Both view are, of course, wrong. Both views are, of course, extremely human – as are the people provided for by the state and the people fortunate enough to be able to not only support themselves but to be able to make a contribution to the well-being of others. But we humans are by no means perfect: some are selfish, some are greedy, some are lazy. You will find them on both sides of the coin. Also on both sides of the coin are people who are unselfish, generous and hard working.
So it is that some of those who have been told to find smaller accommodation have (if it is available) said, “Fair enough” and they got on and done it. Some feel the same but can find nowhere suitable without moving away from those who support them or make life worth living: friends and family. There needs to be provision for these since moving them could well increase the overall cost to the state despite a reduction in housing benefit. However, there are also those who seem to seize the opportunity to become victims.
Likewise among those who pay taxes you will find those who say, “There but for the grace of God go I” and are happy to pay higher taxes but there are also those who feel very differently.
Do I have an answer to that big ask? Not really but I have the hint of a suggestion.

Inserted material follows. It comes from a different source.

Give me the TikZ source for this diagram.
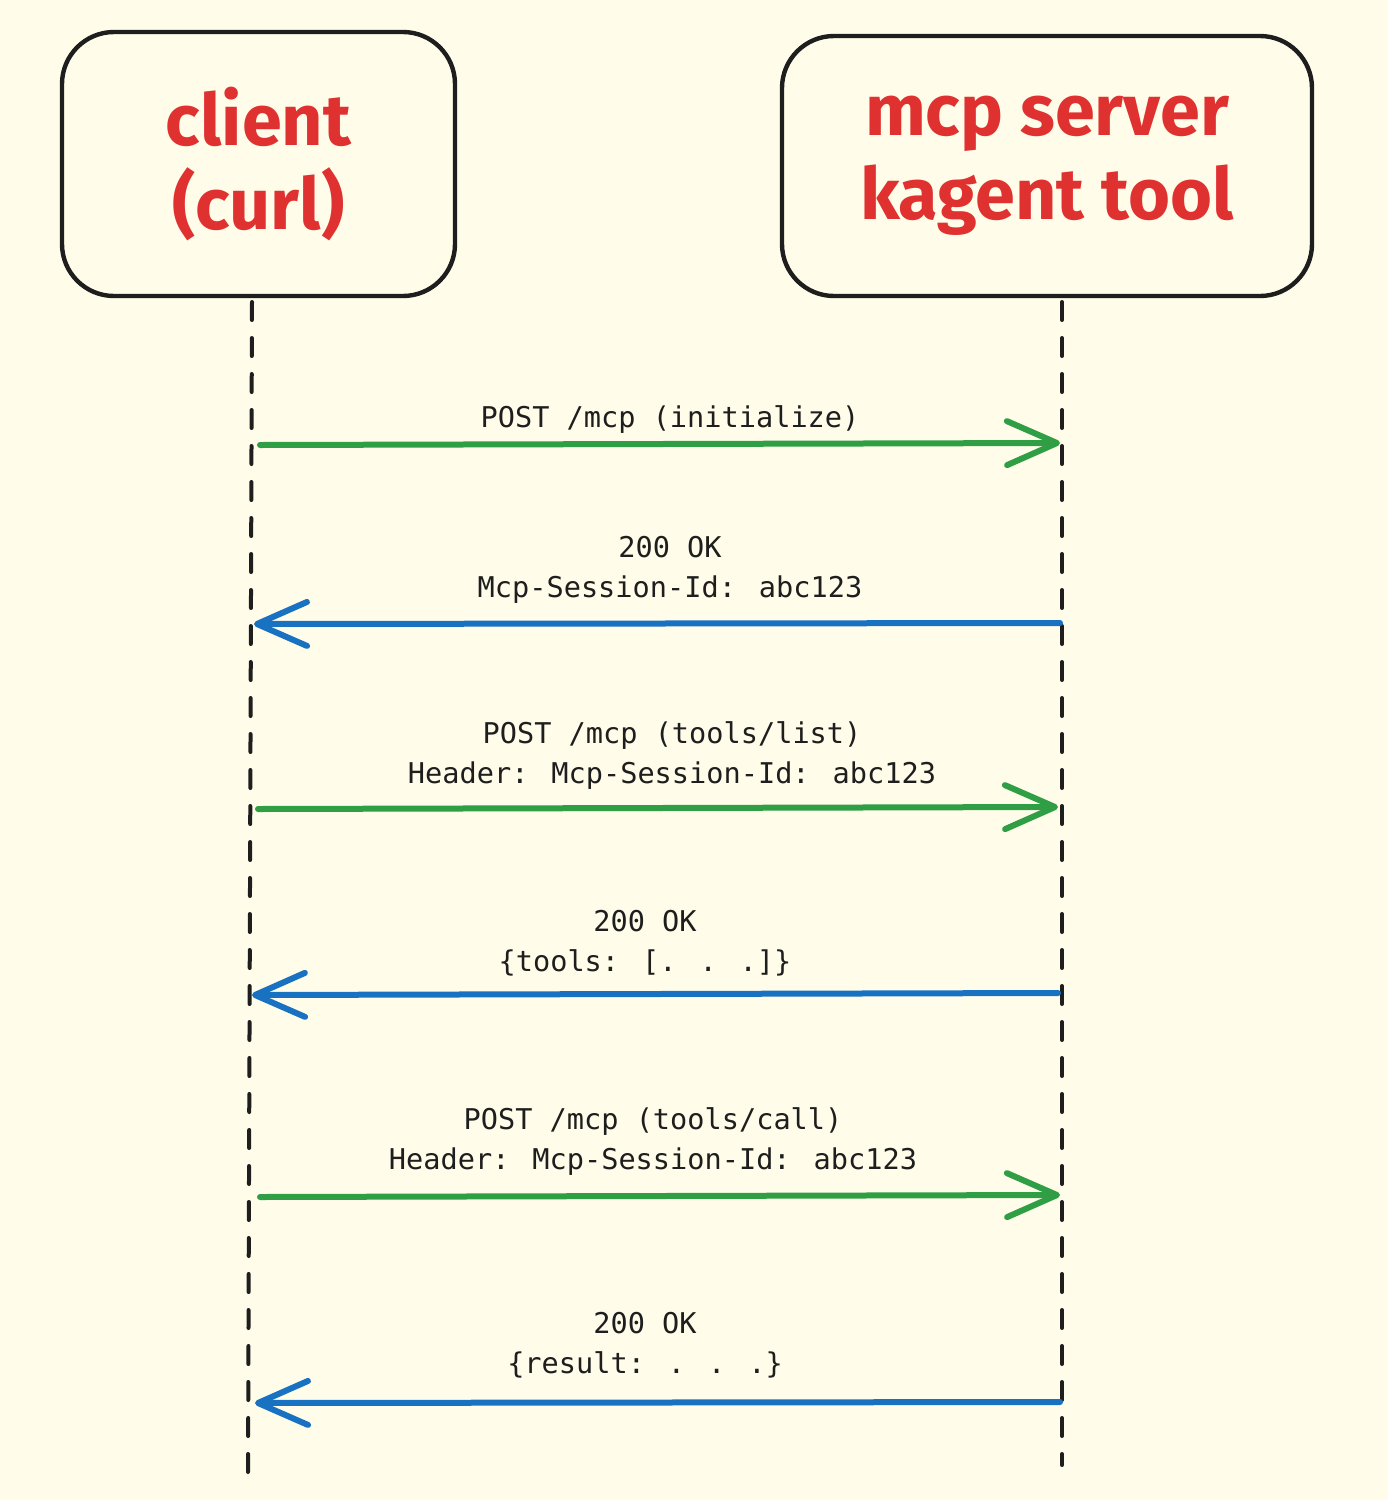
\documentclass[tikz,border=0pt]{standalone}
\usepackage{fontspec}
\setmainfont{Fira Sans}
\newfontfamily\monof{DejaVu Sans Mono}
\usetikzlibrary{arrows.meta}
\definecolor{bgc}{HTML}{FFFDE9}
\definecolor{inkc}{HTML}{1E1E1E}
\definecolor{redc}{HTML}{E03131}
\definecolor{greenc}{HTML}{2F9E44}
\definecolor{bluec}{HTML}{1971C2}
\tikzset{
  actor/.style={draw=inkc, line width=2.2pt, rounded corners=26pt, fill=bgc,
    text=redc, align=center, font=\bfseries\fontsize{36}{42}\selectfont},
  lifeline/.style={draw=inkc, line width=2pt, line cap=round, dash pattern=on 9pt off 9pt},
  req/.style={draw=greenc, line width=3pt, line cap=round,
    -{Straight Barb[length=25pt,width=22pt,line width=3pt,round]}},
  resp/.style={draw=bluec, line width=3pt, line cap=round,
    -{Straight Barb[length=25pt,width=22pt,line width=3pt,round]}},
  msg/.style={text=inkc, align=center, font=\monof\fontsize{14.3}{20}\selectfont, inner sep=0pt}
}
\begin{document}
\begin{tikzpicture}[x=0.5pt,y=-0.5pt]
\fill[bgc] (0,0) rectangle (1388,1500);
\useasboundingbox (0,0) rectangle (1388,1500);

\node[actor, minimum width=196.5pt, minimum height=132pt] (client) at (258.5,164) {client\\(curl)};
\node[actor, minimum width=265pt, minimum height=130pt] (server) at (1047,166) {mcp server\\kagent tool};

\coordinate (cTop) at (252,302);
\coordinate (cEnd) at (248,1473);
\coordinate (sTop) at (1062,302);
\coordinate (sEnd) at (1062,1465);
\draw[lifeline] (cTop) -- (cEnd);
\draw[lifeline] (sTop) -- (sEnd);

% message endpoints
\coordinate (c1) at (260,445);  \coordinate (s1) at (1060,443);
\coordinate (s2) at (1060,623); \coordinate (c2) at (254,624);
\coordinate (c3) at (258,809);  \coordinate (s3) at (1058,807);
\coordinate (s4) at (1058,993); \coordinate (c4) at (252,995);
\coordinate (c5) at (260,1197); \coordinate (s5) at (1060,1195);
\coordinate (s6) at (1060,1402); \coordinate (c6) at (255,1403);

\draw[req] (c1) -- (s1);
\draw[resp] (s2) -- (c2);
\draw[req] (c3) -- (s3);
\draw[resp] (s4) -- (c4);
\draw[req] (c5) -- (s5);
\draw[resp] (s6) -- (c6);

\node[msg] (l1) at (670,420) {POST /mcp (initialize)};
\node[msg] (l2) at (670,570) {200 OK\\Mcp-Session-Id: abc123};
\node[msg] (l3) at (672,756) {POST /mcp (tools/list)\\Header: Mcp-Session-Id: abc123};
\node[msg] (l4) at (645,943) {200 OK\\\{tools: [. . .]\}};
\node[msg] (l5) at (653,1142) {POST /mcp (tools/call)\\Header: Mcp-Session-Id: abc123};
\node[msg] (l6) at (645,1345) {200 OK\\\{result: . . .\}};
\end{tikzpicture}
\end{document}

During my lifetime I have seen that the people who suffer most when the nation’s “cake” becomes smaller are the poorest and most dependent.
When the national coffers dry up, there is no possibility of increasing welfare benefits and existing benefits tend to be eroded by inflation. Furthermore, reduction in activity in the private field and the need to economise in the public field both add to unemployment – and the unemployed pay very little in tax and need a good deal in benefits. Thus the existing poor become poorer and they are joined by more of their fellow citizens.
When the country is really open for business and doing well, however, welfare benefits can be increased in line with (and possibly above) inflation and more and more people will find gainful employment or self-employment. The existing poor may not be better off but are no worse off and their number drop as more and more people find work.
Thus I want to see a regime that does all it can to increase the size of the national wealth to provide the resources required to support those in need. This can be achieved only be reducing the regulations that strangle the growth of businesses and that will mean that some employees would have to lose some of the protections they presently enjoy. It will also mean accepting that the wealth generates will become wealthier and that the gap between the poorest 5% and the richest 5% will widen.
I do not have a problem with either. This country has been built in large part by people putting themselves on the line and starting their own businesses which means no guarantee of income and no guarantee of the business remaining viable. Compare their situation with those in employment (and especially those in the public sector) and I find myself thinking that it is time these people shared some of the pain. As to the gap between the rich and the poor: I do not mind how rich the rich get but I do want to live in a country where none are suffering from poverty. If the price of lifting everyone above a certain level is a an increase in the wealth gulf, so be it.
However, I want to add another burden on whomever is running the country: yes, get the wealth generating machine running properly but always ensure that you have the compassion to use that wealth for good.
I do not expect my left-wing friends to agree with this.